Iterative 2D Convolution Optimization, Help?

I need to write an iterative 2D convolution, i.e. Starting with a 4k sample image, run a convolution algorithm, then run the same convolution on the result. Padding is added to the image such that the result is 4K.

My thought was to implement an Im2col technique, apply a Gaussian kernel, then place the output back in the image. The key issue is: Is there a way to avoid recomputing the patch matrix each step? Or, is there an alternative method which may require less memory reallocation/overall computation time?

Thanks!

Not sure I understood that correctly.
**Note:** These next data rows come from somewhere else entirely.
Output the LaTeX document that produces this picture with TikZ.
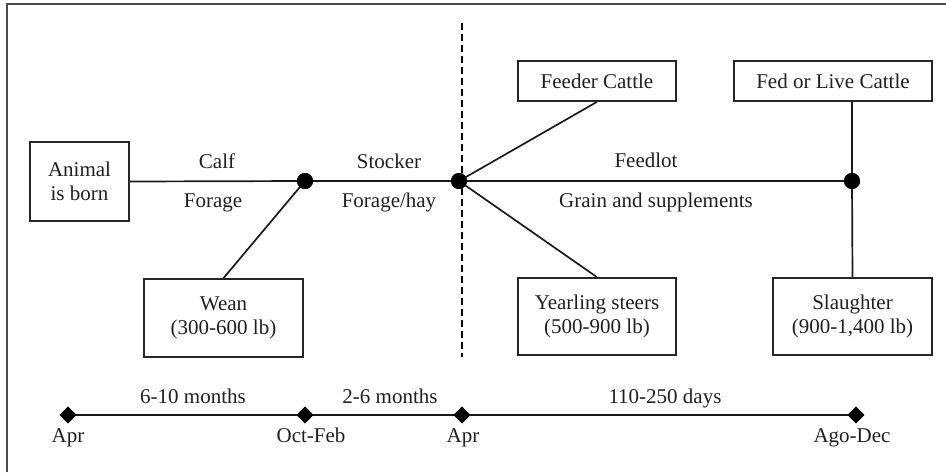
\documentclass[tikz,border=0pt]{standalone}
\usepackage{fontspec}
\setmainfont{Liberation Serif}
\usetikzlibrary{shapes.geometric}
\begin{document}
\begin{tikzpicture}[x=1pt,y=-1pt,
  every node/.style={font=\fontsize{21}{24}\selectfont, text=black!88},
  box/.style={draw=black!85, line width=1.7pt, rectangle, inner sep=0pt, align=center},
  dot/.style={circle, fill=black, inner sep=0pt, minimum size=16pt},
  tick/.style={diamond, fill=black, inner sep=0pt, minimum width=17pt, minimum height=17pt},
  conn/.style={line width=1.7pt, draw=black!90},
  lab/.style={anchor=base, inner sep=0pt}
]
\useasboundingbox (0,0) rectangle (946,472);
% frame (top and left edges visible)
\draw[line width=2.2pt, draw=black!70] (7,472) -- (7,4) -- (946,4);

% boxes
\node[box, minimum width=99pt, minimum height=79pt] (animal) at (79.5,181.5) {Animal\\is born};
\node[box, minimum width=159pt, minimum height=78pt] (wean) at (223.5,318) {Wean\\(300-600 lb)};
\node[box, minimum width=158pt, minimum height=40pt] (feeder) at (597,81) {Feeder Cattle};
\node[box, minimum width=198pt, minimum height=40pt] (fed) at (833,81) {Fed or Live Cattle};
\node[box, minimum width=158pt, minimum height=77pt] (yearling) at (597,316.5) {Yearling steers\\(500-900 lb)};
\node[box, minimum width=159pt, minimum height=77pt] (slaughter) at (852.5,316.5) {Slaughter\\(900-1,400 lb)};

% junction dots
\node[dot] (d1) at (305,181) {};
\node[dot] (d2) at (459,181) {};
\node[dot] (d3) at (852,181) {};

% dashed divider
\coordinate (dtop) at (462,23);
\coordinate (dbot) at (462,357);
\draw[line width=1.4pt, dash pattern=on 7pt off 4pt] (dtop) -- (dbot);

% connectors
\draw[conn] (animal.east) -- (d1.center) -- (d2.center) -- (d3.center);
\draw[conn] (d1.center) -- (wean.north);
\draw[conn] (d2.center) -- (feeder.south);
\draw[conn] (d2.center) -- (yearling.north);
\draw[conn] (fed.south -| d3) -- (d3.center) -- (slaughter.north);

% redraw dots on top
\node[dot] at (d1) {};
\node[dot] at (d2) {};
\node[dot] at (d3) {};

% stage labels
\node[lab] (calf) at (217,168) {Calf};
\node[lab] (forage) at (213,207) {Forage};
\node[lab] (stocker) at (389,168) {Stocker};
\node[lab] (foragehay) at (389,207) {Forage/hay};
\node[lab] (feedlot) at (646,167) {Feedlot};
\node[lab] (grain) at (656,207) {Grain and supplements};

% timeline
\node[tick] (t1) at (68,415) {};
\node[tick] (t2) at (305,415) {};
\node[tick] (t3) at (462,415) {};
\node[tick] (t4) at (856,415) {};
\draw[conn] (t1.center) -- (t4.center);
\node[tick] at (t1) {};
\node[tick] at (t2) {};
\node[tick] at (t3) {};
\node[tick] at (t4) {};

\node[lab] (m1) at (193,403) {6-10 months};
\node[lab] (m2) at (390,403) {2-6 months};
\node[lab] (m3) at (665,403) {110-250 days};
\node[lab] (apr1) at (68,442) {Apr};
\node[lab] (octfeb) at (311,442) {Oct-Feb};
\node[lab] (apr2) at (463,442) {Apr};
\node[lab] (agodec) at (852,442) {Ago-Dec};
\end{tikzpicture}
\end{document}
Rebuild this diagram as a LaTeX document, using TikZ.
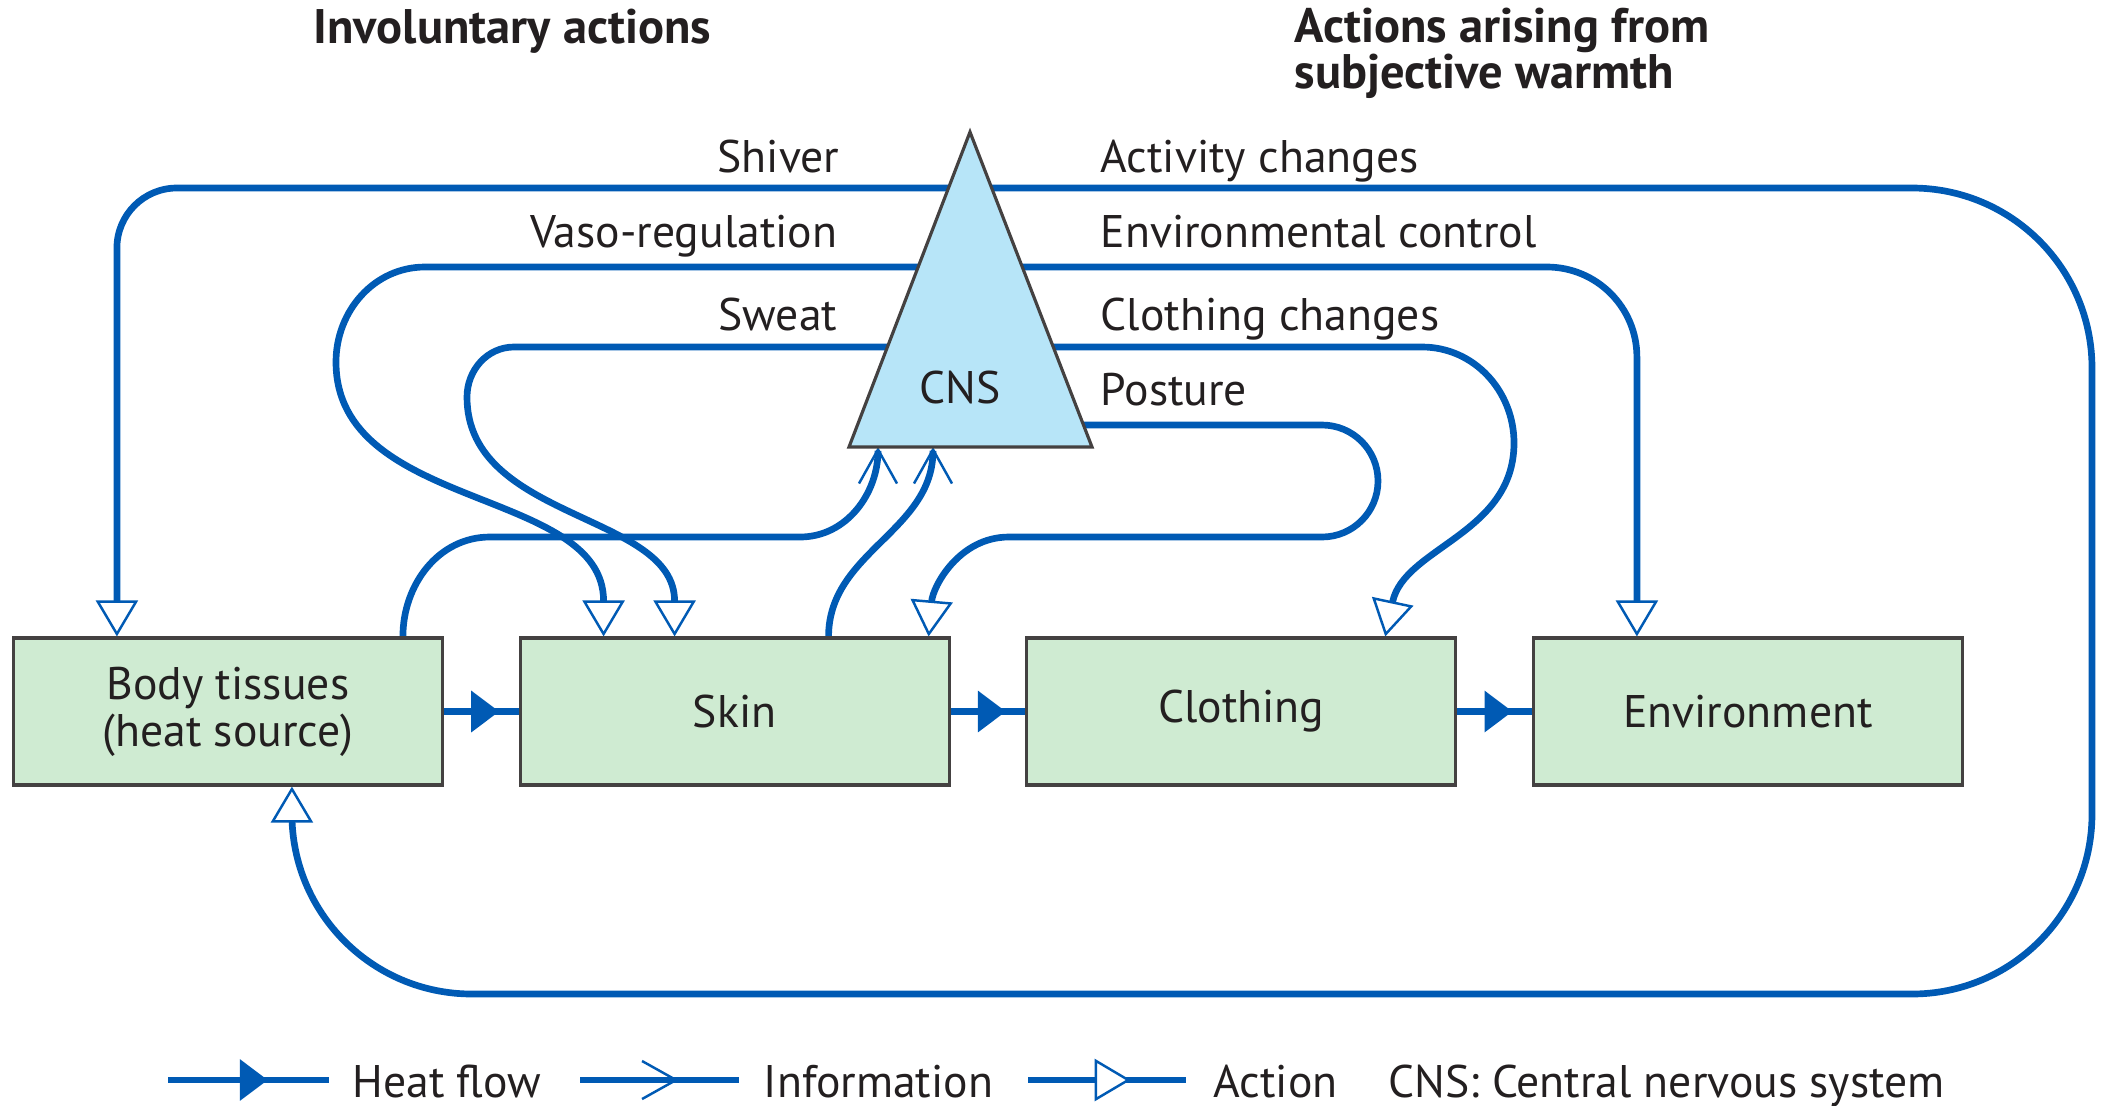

You want the convolution of an image I with some kernel K and then repeat that process. So in the end you compute I \star K \star \ldots \star K?
By the convolution theorem, this is equivalent to \mathcal{F}(\hat I \hat{K}^n), where the products are elementwise and the hat denotes a Fourier transformed quantity. So you just need to Fourier transform your kernel once and then exponentiate it to the power of how many times you want to apply the kernel.

If your kernel is truly a Gaussian then there is another shortcut: The convolution of a Gaussian with itself is again a Gaussian - you just get twice the variance. So instead of doing N convolution of gaussians with variance \sigma^2 you can do a sinble convolution with a Gaussian of variance N \sigma^2.